Daniel Bouchard
Diminutive Revolutions
Honolulu: Subpress Collective and A’ A’ Arts, 2000

Hearing Daniel Bouchard read some of the poems in Diminutive Revolutions earlier this year, we were all struck at how much this boy believes in the line break. You’d hear a slight but definite pause at each break—a way you never have heard anybody read in San Francisco. What’s up with that? We quizzed ourselves. Is it the James Schuyler thing? The Robert Creeley influence? The listener is thrown back, violently, into making sense of why, perhaps, it’s poetry, and not just a piece of prose with a jagged right-hand margin. On the page the poems give off a burnished glow, reminiscent of a log on fire. There’s an attention to detail-––the details of the senses, burning leaves, the thick redness of dogs’ tongues—we haven’t seen in San Francisco poetry since Ron Silliman left us. (Appropriately enough, one of the poems has Bouchard approaching Silliman to sign a book.) And there’s plenty of lyric exploration, the hum of city life, dramatic monologue, and the supreme nonsense of pun and word-play: "Reconnaissance when first consonants fail." If this is the School of Boston, I want to enroll with full accreditation, but would they let me in? Diminutive Revolutions (itself a punning title?) is a book of many moods, and hits every note from the hot to the cold with equal assurance, equal humility.

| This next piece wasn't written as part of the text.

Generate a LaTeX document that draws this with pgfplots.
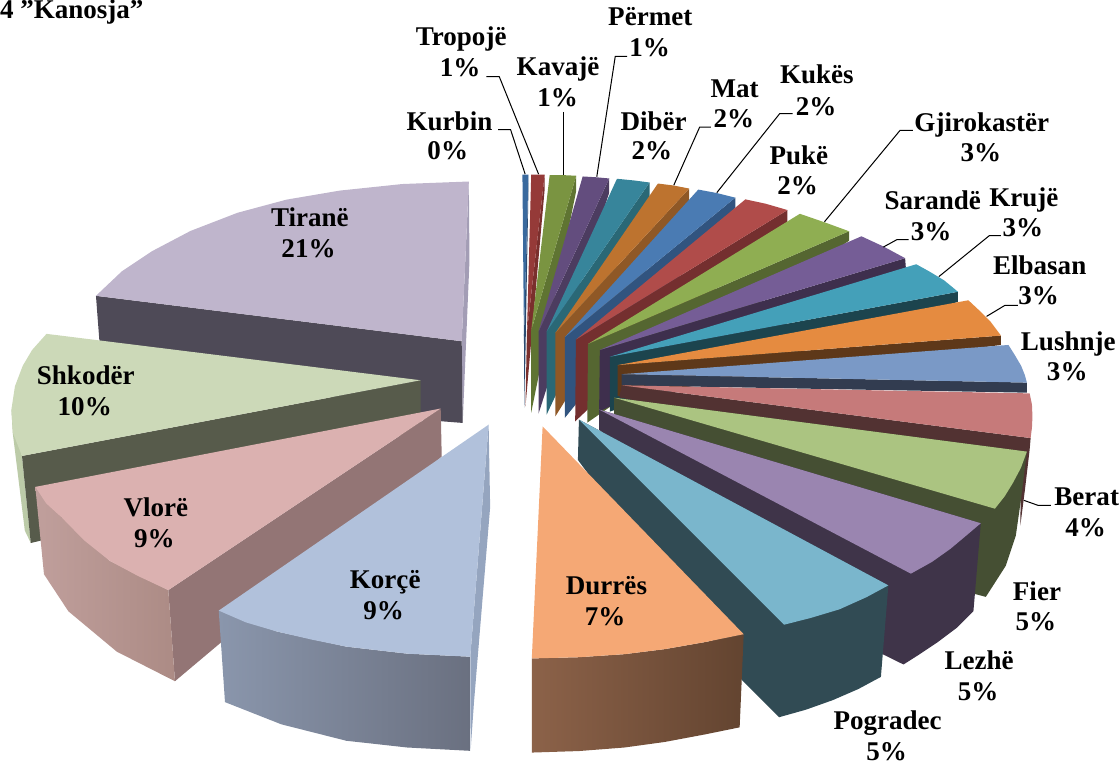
\documentclass[border=0pt]{standalone}
\usepackage{fontspec}
\setmainfont{Liberation Serif}
\usepackage{pgfplots}
\pgfplotsset{compat=1.18}
\definecolor{kuT}{HTML}{3A6A9E}\definecolor{kuW}{HTML}{2A4A70}
\definecolor{trT}{HTML}{953A38}\definecolor{trW}{HTML}{7A2F2D}
\definecolor{kaT}{HTML}{7A9441}\definecolor{kaW}{HTML}{5F7432}
\definecolor{peT}{HTML}{634D7E}\definecolor{peW}{HTML}{4C3C60}
\definecolor{diT}{HTML}{37859B}\definecolor{diW}{HTML}{2A6876}
\definecolor{maT}{HTML}{BD732F}\definecolor{maW}{HTML}{8F5826}
\definecolor{keT}{HTML}{4A7BB3}\definecolor{keW}{HTML}{31547F}
\definecolor{puT}{HTML}{B04C4A}\definecolor{puW}{HTML}{742F2F}
\definecolor{gjT}{HTML}{8FAE52}\definecolor{gjW}{HTML}{556631}
\definecolor{saT}{HTML}{755D96}\definecolor{saW}{HTML}{3E2F4D}
\definecolor{krT}{HTML}{44A0B9}\definecolor{krW}{HTML}{1C444E}
\definecolor{elT}{HTML}{E58B40}\definecolor{elW}{HTML}{5E3819}
\definecolor{luT}{HTML}{7A99C6}\definecolor{luW}{HTML}{323C50}
\definecolor{beT}{HTML}{C67A7A}\definecolor{beW}{HTML}{523232}
\definecolor{fiT}{HTML}{ABC481}\definecolor{fiW}{HTML}{454F33}
\definecolor{leT}{HTML}{9A85B0}\definecolor{leW}{HTML}{3F3449}
\definecolor{poT}{HTML}{7AB6CC}\definecolor{poW}{HTML}{314B54}
\definecolor{duT}{HTML}{F5A875}\definecolor{duA}{HTML}{8C6249}\definecolor{duB}{HTML}{634430}
\definecolor{koT}{HTML}{B1C1DB}\definecolor{koA}{HTML}{8A96AC}\definecolor{koB}{HTML}{6A7080}\definecolor{koS}{HTML}{95A5BF}
\definecolor{vlT}{HTML}{DBB1B0}\definecolor{vlA}{HTML}{C09F9C}\definecolor{vlB}{HTML}{AC8B85}\definecolor{vlW}{HTML}{937575}
\definecolor{shT}{HTML}{CCD9B8}\definecolor{shW}{HTML}{575B4B}\definecolor{shS}{HTML}{BCCBA8}
\definecolor{tiT}{HTML}{BFB5CC}\definecolor{tiW}{HTML}{4E4A57}\definecolor{tiS}{HTML}{A39DB5}
\newcommand{\lab}[6]{%
  \node[anchor=base,inner sep=0pt] at (axis cs:#1,#2) {#3};
  \node[anchor=base,inner sep=0pt] at (axis cs:#4,#5) {#6};}
\begin{document}
\begin{tikzpicture}[font=\fontsize{26.8}{30}\bfseries\selectfont]
\begin{axis}[at={(0,0)},anchor=south west,scale only axis,width=1119pt,height=758pt,
  xmin=0,xmax=1119,ymin=0,ymax=758,y dir=reverse,hide axis,clip=false]
% Tiranë
\addplot[fill=tiS,draw=none] coordinates {(465.9,184)(466.5,263)(459.8,423.3)(458.8,342.3)} --cycle;
\addplot[fill=tiW,draw=none] coordinates {(96.3,297.3)(458.8,342.3)(459.8,423.3)(418,420)(99.7,341.7)} --cycle;
\addplot[fill=tiT,draw=none] coordinates {(458.8,342.3)(96.3,297.3)(122,273)(152,253)(190,233)(236.6,215)(285,202)(338,193)(400,186.5)(465.9,184)} --cycle;
% Shkodër
\addplot[fill=shS,draw=none] coordinates {(12.5,410)(13.8,433)(25.8,530)(31.7,542.3)(23,456)} --cycle;
\addplot[fill=shW,draw=none] coordinates {(418,381)(23,456)(31.7,542.3)(41.3,540)(418,430)} --cycle;
\addplot[fill=shT,draw=none] coordinates {(418,381)(47.3,335)(33,351)(23.7,366.7)(16,387)(12.5,410)(14,433)(23,456)} --cycle;
% Vlorë
\addplot[fill=vlW,draw=none] coordinates {(438,409)(439,456.7)(174.6,679.3)(168,589)} --cycle;
\addplot[left color=vlA,right color=vlB,draw=none] coordinates {(36.2,486.7)(44.8,573.3)(69,610)(117,650)(174.6,679.3)(168,589)(110,560)(62,516.7)} --cycle;
\addplot[fill=vlT,draw=none] coordinates {(438,409)(36.2,486.7)(47,503)(62,516.7)(85,540)(110,560)(138,575)(168,589)} --cycle;
% Korçë
\addplot[fill=koS,draw=none] coordinates {(485.5,425)(487,506.7)(471,700)(467.6,748.3)(467.3,655)} --cycle;
\addplot[left color=koA,right color=koB,draw=none] coordinates {(218,609.3)(224.2,700)(280,722)(344.4,738.3)(405,745)(467.6,748.3)(467.3,655)(405,652)(344.4,645)(275.5,630)} --cycle;
\addplot[fill=koT,draw=none] coordinates {(485.5,425)(218,609.3)(245,621)(275.5,630)(310,638)(344.4,645)(405,652)(467.3,655)} --cycle;
% thin slices at the back
\addplot[fill=kuW,draw=none] coordinates {(520.5,337)(525,177.3)(525,190)(521,408)} --cycle;
\addplot[fill=kuT,draw=none] coordinates {(520.5,337)(519,177.3)(525,177.3)} --cycle;
\addplot[fill=trW,draw=none] coordinates {(523.5,333)(541,177.3)(541,192)(522,407)} --cycle;
\addplot[fill=trT,draw=none] coordinates {(523.5,333)(527.7,177.3)(541,177.3)} --cycle;
\addplot[fill=kaW,draw=none] coordinates {(527.7,331.7)(572.3,178.3)(572.3,193.3)(527.7,413)} --cycle;
\addplot[fill=kaT,draw=none] coordinates {(527.7,331.7)(546,177.7)(560,177.7)(572.3,178.3)} --cycle;
\addplot[fill=peW,draw=none] coordinates {(535,332.7)(605,181)(605,195)(535,414)} --cycle;
\addplot[fill=peT,draw=none] coordinates {(535,332.7)(578.7,179)(592,179.8)(605,181)} --cycle;
\addplot[fill=diW,draw=none] coordinates {(543,332.7)(645,185)(645,199.3)(543,415)} --cycle;
\addplot[fill=diT,draw=none] coordinates {(543,332.7)(612.7,181.3)(630,183)(645,185)} --cycle;
\addplot[fill=maW,draw=none] coordinates {(551.7,334)(684.3,191)(684.3,204.3)(551.7,416.7)} --cycle;
\addplot[fill=maT,draw=none] coordinates {(551.7,334)(653.3,186)(669,188)(684.3,191)} --cycle;
\addplot[fill=keW,draw=none] coordinates {(561,338.3)(730,200)(730,210)(561,418.3)} --cycle;
\addplot[fill=keT,draw=none] coordinates {(561,338.3)(693.3,192)(712,195.5)(730,200)} --cycle;
\addplot[fill=puW,draw=none] coordinates {(572,340.7)(781.7,212.3)(781.7,223.3)(571.3,421.7)} --cycle;
\addplot[fill=puT,draw=none] coordinates {(572,340.7)(740,201.7)(760,206)(781.7,212.3)} --cycle;
\addplot[fill=gjW,draw=none] coordinates {(584,345)(842.7,233.3)(842.7,242.7)(583.3,423)} --cycle;
\addplot[fill=gjT,draw=none] coordinates {(584,345)(794,216)(820,225)(842.7,233.3)} --cycle;
\addplot[fill=saW,draw=none] coordinates {(595.7,351)(898.3,260)(899,269.3)(595,412)} --cycle;
\addplot[fill=saT,draw=none] coordinates {(595.7,351)(855,238.3)(877,248.5)(898.3,260)} --cycle;
\addplot[fill=krW,draw=none] coordinates {(605.7,357.7)(950.7,293.3)(950.7,303.3)(605.7,412)} --cycle;
\addplot[fill=krT,draw=none] coordinates {(605.7,357.7)(909.3,266)(922,273)(937,282)(950.7,293.3)} --cycle;
\addplot[fill=elW,draw=none] coordinates {(613.3,366)(993.3,336.7)(993.3,346)(613.3,396.7)} --cycle;
\addplot[fill=elT,draw=none] coordinates {(613.3,366)(961,301.7)(972,312)(983,323)(993.3,336.7)} --cycle;
\addplot[fill=luW,draw=none] coordinates {(617.3,375)(1019,383.3)(1019,393.3)(617.3,386)} --cycle;
\addplot[fill=luT,draw=none] coordinates {(617.3,375)(1000.7,346)(1007,356)(1013.3,366.7)(1017,376)(1019,383.3)} --cycle;
% Berat
\addplot[fill=beW,draw=none] coordinates {(617.3,386)(1022.7,438.3)(1021.7,450)(1021,456)(1017,490)(1012.5,525)(1013,480)(615,398)} --cycle;
\addplot[fill=beT,draw=none] coordinates {(617.3,386)(1021.7,394)(1024,405)(1024.5,417)(1024,428)(1022.7,438.3)} --cycle;
% Fier
\addplot[fill=fiW,draw=none] coordinates {(610,398.3)(1019,451.7)(1013,500)(1008,535)(998,565)(978.3,595.7)(967,592.7)(610,420)} --cycle;
\addplot[fill=fiT,draw=none] coordinates {(610,398.3)(1019,451.7)(1013,468)(1005,483)(997,496)(987.3,508.3)} --cycle;
% Lezhë
\addplot[fill=leW,draw=none] coordinates {(595,410)(973.3,522.7)(966,610)(950,626)(930,641)(912,653)(896.7,662.7)(877,653)(595,430)} --cycle;
\addplot[fill=leT,draw=none] coordinates {(595,410)(973.3,522.7)(960,534)(943.3,548)(925,561)(904,572.7)} --cycle;
% Pogradec
\addplot[fill=poW,draw=none] coordinates {(575,420)(881.7,584.3)(874.3,675)(852,687)(826.7,698)(800,707.5)(773.3,715)(736.7,678.3)(574,460)} --cycle;
\addplot[fill=poT,draw=none] coordinates {(575,420)(881.7,584.3)(860,596)(833.3,608)(805,616.5)(778.3,623.3)} --cycle;
% Durrës
\addplot[left color=duA,right color=duB,draw=none] coordinates {(528.3,656.7)(575,655.5)(620,652.5)(660,647.5)(700,640.5)(738.3,632.7)(734.3,725)(700,732)(660,739.5)(620,745)(575,748.5)(528.3,750)} --cycle;
\addplot[fill=duT,draw=none] coordinates {(539,426.7)(738.3,632.7)(700,640.5)(660,647.5)(620,652.5)(575,655.5)(528.3,656.7)} --cycle;
% leader lines
\addplot[black,line width=1pt] coordinates {(495,132.7)(507.3,132.7)(521.7,176.7)};
\addplot[black,line width=1pt] coordinates {(483.3,80)(496,80)(535,176.7)};
\addplot[black,line width=1pt] coordinates {(559.3,115)(559.3,177.7)};
\addplot[black,line width=1pt] coordinates {(622.7,60)(611,60)(592.7,179.3)};
\addplot[black,line width=1pt] coordinates {(705.7,130)(694.7,130)(669,187.7)};
\addplot[black,line width=1pt] coordinates {(786.7,116.7)(774,116.7)(711.7,195)};
\addplot[black,line width=1pt] coordinates {(906,133.3)(893.3,133.3)(818.3,224)};
\addplot[black,line width=1pt] coordinates {(901.7,241.7)(890,241.7)(876.7,249)};
\addplot[black,line width=1pt] coordinates {(993.3,237.7)(981.7,237.7)(931.7,278.3)};
\addplot[black,line width=1pt] coordinates {(1010,306.7)(997.3,306.7)(979,317.7)};
\addplot[black,line width=1pt] coordinates {(1016,500)(1030,505)(1042.7,505)};
% labels (x, baseline y)
\node[anchor=base west,inner sep=0pt] at (axis cs:1,22.7) {4 "Kanosja"};
\lab{446.7}{133}{Kurbin}{445}{162.3}{0\%}
\lab{458.3}{49}{Tropojë}{457.3}{79.7}{1\%}
\lab{554.3}{79}{Kavajë}{554}{109.7}{1\%}
\lab{645.7}{29}{Përmet}{645}{59.7}{1\%}
\lab{649}{133}{Dibër}{647.3}{162.3}{2\%}
\lab{729.3}{100.7}{Mat}{728.7}{130.7}{2\%}
\lab{810.8}{87}{Kukës}{810}{119}{2\%}
\lab{793}{167.3}{Pukë}{791.7}{197.3}{2\%}
\lab{974.3}{134}{Gjirokastër}{973.3}{164}{3\%}
\lab{925.7}{211.7}{Sarandë}{924}{242.3}{3\%}
\lab{1016}{208.3}{Krujë}{1015}{238.3}{3\%}
\lab{1031.7}{276.3}{Elbasan}{1030.7}{306.3}{3\%}
\lab{1060}{351.7}{Lushnje}{1059}{381.7}{3\%}
\lab{1078.3}{505}{Berat}{1077.3}{535.7}{4\%}
\lab{1029}{599}{Fier}{1028}{629}{5\%}
\lab{971.7}{667.3}{Lezhë}{970.7}{698.3}{5\%}
\lab{881}{727.3}{Pogradec}{880}{758}{5\%}
\lab{602.3}{593}{Durrës}{601}{624}{7\%}
\lab{383}{587.3}{Korçë}{381.5}{618.3}{9\%}
\lab{155.6}{515.7}{Vlorë}{154.3}{546.3}{9\%}
\lab{86.2}{385}{Shkodër}{85.2}{415.7}{10\%}
\lab{308.3}{229}{Tiranë}{307}{259}{21\%}
\end{axis}
\end{tikzpicture}
\end{document}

As I understand it, the members of the Subpress Collective pledge 1 or 10 per cent of their income each year, and with the results publish their own books or the manuscripts of others they admire, from within the Collective or not. A thrilling scheme, and the beauty of it is, from the outside no one will know whether you published your own book or whether you were merely ultra-worthy.